Perhaps one of the most irritatingly overused and abused quotes used among pseudo-intellectuals to justify their hackneyed, brain washed arguments and “logic”. It has been so over-utilized in our era that many have even begun to perceive it to have a biblical basis, where it does not. (More on that later.)

What’s, perhaps, the most appalling about it is that it’s so often para-phrased, misquoted and misconstrued, that it has taken the course of a philosophy that it was never meant to be associated with.

The American colonists, during and before the Revolutionary War of the United States, wrote the Declaration of Independence in response to a mandate of heaven (id est, divine right or born superiority) imposed by the King of England during that time period.

Its implication was not that we are all equal in every respect and that there is no such matter as superiority and inferiority and that total egalitarianism is the only recourse for government.
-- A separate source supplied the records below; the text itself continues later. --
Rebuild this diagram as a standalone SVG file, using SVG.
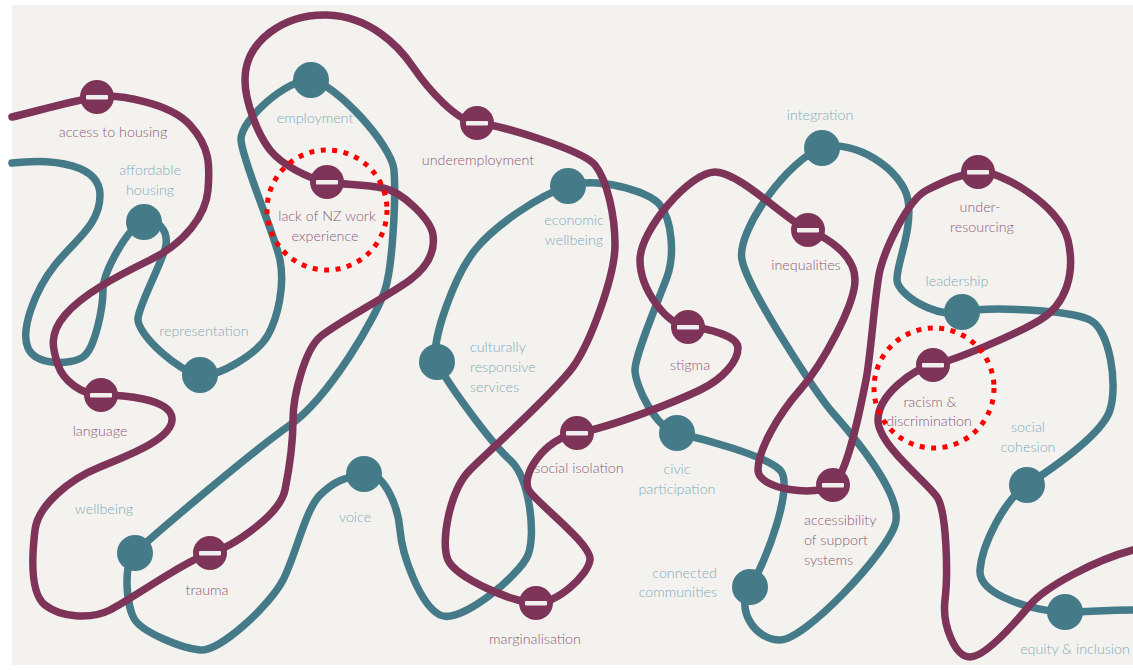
<svg xmlns="http://www.w3.org/2000/svg" width="1133" height="670" viewBox="0 0 1133 670">
<defs>
<style>
.bg{fill:#f3f2ef}
.rope{fill:none;stroke-width:7.5;stroke-linecap:round;stroke-linejoin:round}
.m{stroke:#7e3358}
.t{stroke:#457b88}
.nm{fill:#7e3358}
.nt{fill:#457b88}
.bar{fill:#f1eeee}
text{font-family:Lato,"Open Sans","Liberation Sans",sans-serif;font-weight:300;font-size:14.3px;text-anchor:middle}
.lm{fill:#8f5a78}
.lt{fill:#84abb9}
.ring{fill:none;stroke:#ff0000;stroke-width:5;stroke-dasharray:5 6.5}
</style>
</defs>
<rect x="0" y="0" width="1133" height="670" fill="#ffffff"/>
<rect class="bg" x="12" y="5" width="1121" height="660"/>
<g id="connectors">
<path class="rope t" d="M12,163 C55,158 100,165 100,195 S75,240 55,265 S20,330 28,348 S71,365 83,357 S103,308 103,290 S128,227 143,222 S168,231 166,245 S140,302 138,318 S180,373 200,375 S258,353 268,335 S285,285 280,260 S242,160 241,140 S288,78 311,80 S392,145 394,170 S393,265 385,290 S330,397 290,425 S148,540 135,553 S127,608 135,620 S180,648 200,650 S270,605 283,580 S305,510 320,495 S345,478 364,474 S398,505 400,530 S420,605 440,615 S520,575 528,555 S530,478 510,460 S445,380 437,362 S455,275 475,250 S540,195 568,186 S648,190 660,205 S675,255 667,277 S635,355 635,370 S655,428 677,433 S765,455 780,470 S765,565 750,587 S755,640 780,640 S885,555 895,525 S848,430 833,413 S748,290 742,260 S790,158 822,148 S903,170 908,200 S896,265 897,280 S935,318 962,312 S1070,310 1090,320 S1118,385 1110,410 S1050,470 1027,485 S982,545 980,570 S1035,612 1065,612 S1100,610 1133,610"/>
<path class="rope m" d="M12,117 C30,113 75,100 97,97 S170,103 190,125 S210,165 208,190 S185,243 150,260 S82,295 65,315 S53,350 58,365 S81,395 101,395 S170,398 172,418 S130,455 100,467 S38,505 35,530 S30,593 45,605 S90,620 110,610 S188,559 210,553 S280,515 285,490 S293,445 293,420 S305,350 320,337 S390,295 410,280 S435,250 433,235 S403,192 383,188 S345,185 327,182 S282,165 270,150 S245,102 245,80 C245,40 285,14 327,15 S398,45 413,67 S457,122 477,123 S583,150 595,165 S615,215 615,245 S591,342 573,367 S490,450 470,470 S440,542 448,560 S514,603 536,603 S588,575 590,560 S542,507 530,492 S545,438 577,433 S675,402 700,390 S738,360 738,348 S708,328 688,327 S640,290 640,260 S690,172 715,172 S788,222 808,230 S855,255 855,280 S822,365 800,390 S758,450 758,470 S818,497 833,485 S861,405 866,380 S875,290 880,270 S907,200 927,190 S958,175 978,172 S1060,205 1068,240 S1065,305 1040,320 S953,361 933,365 S878,395 878,420 S927,482 937,497 S948,575 945,600 S955,657 970,657 S1015,623 1030,605 S1095,560 1133,550"/>
</g>
<g id="access-to-housing"><circle class="nm" cx="97" cy="97" r="17"/><rect class="bar" x="86" y="95" width="22" height="4.5" rx="1"/><text class="lm" x="113" y="137">access to housing</text></g>
<g id="affordable-housing"><circle class="nt" cx="144" cy="222" r="18"/><text class="lt" x="150" y="175">affordable</text><text class="lt" x="150" y="195">housing</text></g>
<g id="employment"><circle class="nt" cx="311" cy="80" r="18"/><text class="lt" x="315" y="123">employment</text></g>
<g id="lack-of-nz-work-experience"><circle class="nm" cx="327" cy="182" r="17"/><rect class="bar" x="316" y="180" width="22" height="4.5" rx="1"/><text class="lm" x="327" y="221">lack of NZ work</text><text class="lm" x="325" y="241">experience</text><circle class="ring" cx="327" cy="210" r="60"/></g>
<g id="underemployment"><circle class="nm" cx="477" cy="123" r="17"/><rect class="bar" x="466" y="121" width="22" height="4.5" rx="1"/><text class="lm" x="478" y="165">underemployment</text></g>
<g id="economic-wellbeing"><circle class="nt" cx="568" cy="186" r="18"/><text class="lt" x="574" y="225">economic</text><text class="lt" x="574" y="245">wellbeing</text></g>
<g id="integration"><circle class="nt" cx="822" cy="148" r="18"/><text class="lt" x="820" y="120">integration</text></g>
<g id="inequalities"><circle class="nm" cx="808" cy="230" r="17"/><rect class="bar" x="797" y="228" width="22" height="4.5" rx="1"/><text class="lm" x="806" y="270">inequalities</text></g>
<g id="under-resourcing"><circle class="nm" cx="978" cy="172" r="17"/><rect class="bar" x="967" y="170" width="22" height="4.5" rx="1"/><text class="lm" x="980" y="212">under-</text><text class="lm" x="982" y="232">resourcing</text></g>
<g id="leadership"><circle class="nt" cx="962" cy="312" r="18"/><text class="lt" x="957" y="286">leadership</text></g>
<g id="representation"><circle class="nt" cx="200" cy="375" r="18"/><text class="lt" x="204" y="336">representation</text></g>
<g id="culturally-responsive-services"><circle class="nt" cx="437" cy="362" r="18"/><text class="lt" x="470" y="352" style="text-anchor:start">culturally</text><text class="lt" x="470" y="372" style="text-anchor:start">responsive</text><text class="lt" x="470" y="392" style="text-anchor:start">services</text></g>
<g id="stigma"><circle class="nm" cx="688" cy="327" r="17"/><rect class="bar" x="677" y="325" width="22" height="4.5" rx="1"/><text class="lm" x="690" y="370">stigma</text></g>
<g id="racism-discrimination"><circle class="nm" cx="933" cy="365" r="17"/><rect class="bar" x="922" y="363" width="22" height="4.5" rx="1"/><text class="lm" x="930" y="407">racism &amp;</text><text class="lm" x="929" y="426">discrimination</text><circle class="ring" cx="934" cy="388" r="60"/></g>
<g id="social-cohesion"><circle class="nt" cx="1027" cy="485" r="18"/><text class="lt" x="1028" y="432">social</text><text class="lt" x="1028" y="452">cohesion</text></g>
<g id="language"><circle class="nm" cx="101" cy="395" r="17"/><rect class="bar" x="90" y="393" width="22" height="4.5" rx="1"/><text class="lm" x="100" y="436">language</text></g>
<g id="social-isolation"><circle class="nm" cx="577" cy="433" r="17"/><rect class="bar" x="566" y="431" width="22" height="4.5" rx="1"/><text class="lm" x="579" y="473">social isolation</text></g>
<g id="civic-participation"><circle class="nt" cx="677" cy="433" r="18"/><text class="lt" x="677" y="474">civic</text><text class="lt" x="677" y="494">participation</text></g>
<g id="wellbeing"><circle class="nt" cx="135" cy="553" r="18"/><text class="lt" x="104" y="514">wellbeing</text></g>
<g id="voice"><circle class="nt" cx="364" cy="474" r="18"/><text class="lt" x="355" y="522">voice</text></g>
<g id="accessibility-of-support-systems"><circle class="nm" cx="833" cy="485" r="17"/><rect class="bar" x="822" y="483" width="22" height="4.5" rx="1"/><text class="lm" x="804" y="525" style="text-anchor:start">accessibility</text><text class="lm" x="804" y="545" style="text-anchor:start">of support</text><text class="lm" x="804" y="565" style="text-anchor:start">systems</text></g>
<g id="connected-communities"><circle class="nt" cx="750" cy="587" r="18"/><text class="lt" x="717" y="578" style="text-anchor:end">connected</text><text class="lt" x="717" y="597" style="text-anchor:end">communities</text></g>
<g id="trauma"><circle class="nm" cx="210" cy="553" r="17"/><rect class="bar" x="199" y="551" width="22" height="4.5" rx="1"/><text class="lm" x="207" y="595">trauma</text></g>
<g id="marginalisation"><circle class="nm" cx="536" cy="603" r="17"/><rect class="bar" x="525" y="601" width="22" height="4.5" rx="1"/><text class="lm" x="535" y="644">marginalisation</text></g>
<g id="equity-inclusion"><circle class="nt" cx="1065" cy="612" r="18"/><text class="lt" x="1075" y="654">equity &amp; inclusion</text></g>
</svg>
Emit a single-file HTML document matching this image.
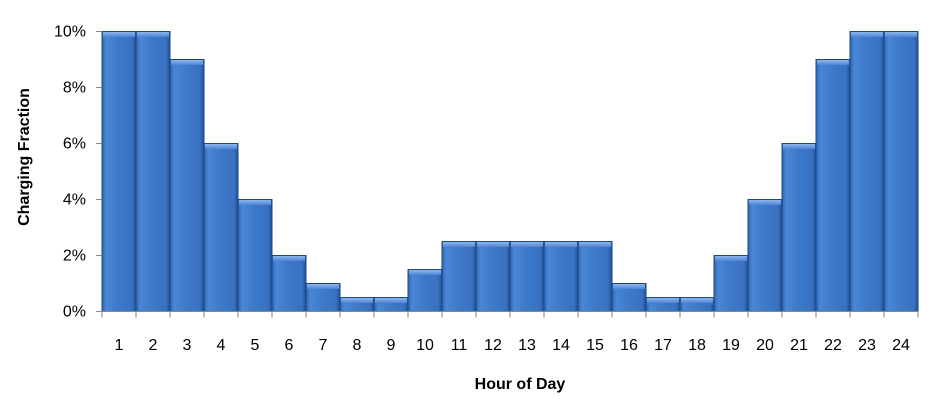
<!DOCTYPE html>
<html><head><meta charset="utf-8"><style>
body{margin:0;background:#fff;}
svg{display:block;font-family:"Liberation Sans",sans-serif;}
</style></head><body>
<svg id="chart" width="951" height="401">
<defs>
<linearGradient id="bg" x1="0" x2="1" y1="0" y2="0">
<stop offset="0" stop-color="#2f63b0"/><stop offset="0.12" stop-color="#4a86d6"/>
<stop offset="0.5" stop-color="#3d78c9"/><stop offset="0.88" stop-color="#3a72c2"/><stop offset="1" stop-color="#1f4f95"/>
</linearGradient>
<linearGradient id="tg" x1="0" x2="0" y1="0" y2="1">
<stop offset="0" stop-color="#8fb6ea"/><stop offset="1" stop-color="#4a86d6"/>
</linearGradient>
</defs>
<g id="bars"></g>
<g id="axes"></g>
<text x="520" y="389" text-anchor="middle" font-size="16" font-weight="bold" fill="#000">Hour of Day</text>
<text transform="translate(29,157) rotate(-90)" text-anchor="middle" font-size="16" font-weight="bold" fill="#000">Charging Fraction</text>
</svg>
<script>
const hours=[1,2,3,4,5,6,7,8,9,10,11,12,13,14,15,16,17,18,19,20,21,22,23,24];
const values=[10,10,9,6,4,2,1,0.5,0.5,1.5,2.5,2.5,2.5,2.5,2.5,1,0.5,0.5,2,4,6,9,10,10];
const yTicks=[0,2,4,6,8,10];
const ns="http://www.w3.org/2000/svg";
const x0=102,x1=918,yBase=311.5,yTop=31.5,yMax=10;
const bw=(x1-x0)/hours.length;
const xs=i=>x0+i*bw;
const ys=v=>yBase-(v/yMax)*(yBase-yTop);
function mk(tag,at,parent){const e=document.createElementNS(ns,tag);for(const k in at)e.setAttribute(k,at[k]);parent.appendChild(e);return e;}
const bars=document.getElementById('bars'),axes=document.getElementById('axes');
values.forEach((v,i)=>{
 const x=xs(i),y=ys(v),h=yBase-y;
 const r=mk('rect',{x:x,y:y,width:bw,height:h,fill:'url(#bg)',stroke:'#1d4785','stroke-width':1},bars);
 
 
 const t=mk('rect',{x:x+1,y:y+0.5,width:bw-2,height:Math.min(5,h-1),fill:'url(#tg)'},bars);
 
 
});
const ax=mk('line',{x1:x0,x2:x1,y1:yBase,y2:yBase,stroke:'#888','stroke-width':1},axes);


for(let i=0;i<=hours.length;i++){
 const tk=mk('line',{x1:xs(i),x2:xs(i),y1:yBase,y2:yBase+6,stroke:'#888'},axes);
 
 
}
hours.forEach((h,i)=>{
 const t=mk('text',{x:xs(i)+bw/2,y:350,'text-anchor':'middle','font-size':16,fill:'#000'},axes);
 t.textContent=h;
 
 
});
yTicks.forEach(v=>{
 const t=mk('text',{x:86,y:ys(v)+5,'text-anchor':'end','font-size':16,fill:'#000'},axes);
 t.textContent=v+'%';
 
 
 const l=mk('line',{x1:96,x2:x0,y1:ys(v),y2:ys(v),stroke:'#888'},axes);
 
 
});
</script>
</body></html>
Actually, such a philosophy would lean more toward a Communist government than a Democracy/Socialist Republic. What these words entailed was that God does not give anyone Divine Right of Kings.

What these famous words also did was allow for a righteous outlook toward the “unalienable rights” of a government’s citizens. Enacting that they have the right to life, liberty and the pursuit of happiness. The Declaration further boasts the idea that a government is in place to ensure the stability of a nation and if a government fails to acknowledge such, its citizens have the right to overthrow it.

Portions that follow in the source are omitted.